SWEEEEET!!! Nice fish guys. I would love to hook into one of those pikes that must have been a blast. Also a nice hook-up on the jig & pig, thats my favorite way to go at them.


----------



## Quackrstackr (Oct 12, 2008)

Nice trip!

That was a small pike?

I went fishing for pike once when I was a kid with some family members from Indiana. We used live bait and I hooked the first one. When the fish came up next to the boat it looked like the most evil snake creature that I had ever seen and I refused to land it. :lol:


----------



## SlimeTime (Oct 12, 2008)

:beer: 

ST


----------



## slim357 (Oct 12, 2008)

Congrats on the pb pike, I got a few questions, what type of baitcaster is this quantum 600. Also do you always fish a jig on spinning tackle, Ive heard people say you get better feel but have yet to get a spinning flippin stick.


----------



## Jim (Oct 12, 2008)

slim357 said:


> Congrats on the pb pike, I got a few questions, what type of baitcaster is this quantum 600. Also do you always fish a jig on spinning tackle, Ive heard people say you get better feel but have yet to get a spinning flippin stick.




The Quantum is a PR600CX. (1999)

https://www.waltreynolds.com/pr6oo.html

The spinning rod setup is to skip the jig and pig way underneath docks brush and overhangs. This is taking allot of practice. I figured out that you need to leave like 15 inches of line out (roughly) for a nice skip on top of the water.

I would prefer to flip....but sometimes you need to get way in there and there is no way I can skip like that with a baitcaster.


----------



## geemyrick (Oct 12, 2008)

Looks like you guys had fun.. nice fish Good job


----------



## BassNBob (Oct 12, 2008)

Nice catches and awesome scenery in the background of the trees turning.


----------



## BassAddict (Oct 12, 2008)

you go Jim!!!!!!!!!! Nice catching man!! =D> =D> 

Holding out on us with the tinboats hats tho :|


----------



## Jim (Oct 12, 2008)

BassAddict said:


> you go Jim!!!!!!!!!! Nice catching man!! =D> =D>
> 
> Holding out on us with the tinboats hats tho :|



The hat is a one of a kind...My mother-in-law got it for me.


----------



## Salmon_Slayer_2008_Lund (Oct 12, 2008)
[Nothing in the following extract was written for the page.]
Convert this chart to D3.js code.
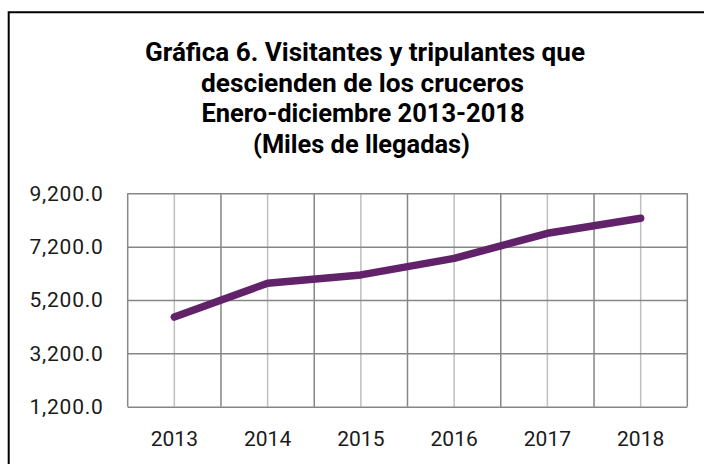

Nice catches man. I love the Bass on the Pikie lure. Goes to show how agressive it was. BTW, I had the same Quantum as you, it was my first baitcaster. :beer:


----------



## russ010 (Oct 12, 2008)

AWESOME job guys!

I have no idea what I would do if I caught a Pike... I'm so used to sticking my fingers in everything I catch...

I think the oddest fish I have ever caught was when I was about 8 years old in Florida... Caught it off a dock in Sarasota. This is not the actual picture, I just remember it was called a short nosed bat fish.






needless to say... i didn't stick my finger in his mouth either


----------



## Salmon_Slayer_2008_Lund (Oct 12, 2008)

Jim said:


> BassAddict said:
> 
> 
> > you go Jim!!!!!!!!!! Nice catching man!! =D> =D>
> ...



I wouldn't mind getting a hat like that eh Jim  hint hint lol


----------



## Andy (Oct 12, 2008)

Nice job guys. And congrats on the new PB pike Jim.


----------



## Zum (Oct 12, 2008)

Looks like a great day of fishing.
Nice pike...looks big to me.


----------



## mr.fish (Oct 12, 2008)

Looks like you had a pretty rewarding trip Jim. Thats an especially nice pike to. How did that guy fight?


----------



## Jim (Oct 12, 2008)

mr.fish said:


> Looks like you had a pretty rewarding trip Jim. Thats an especially nice pike to. How did that guy fight?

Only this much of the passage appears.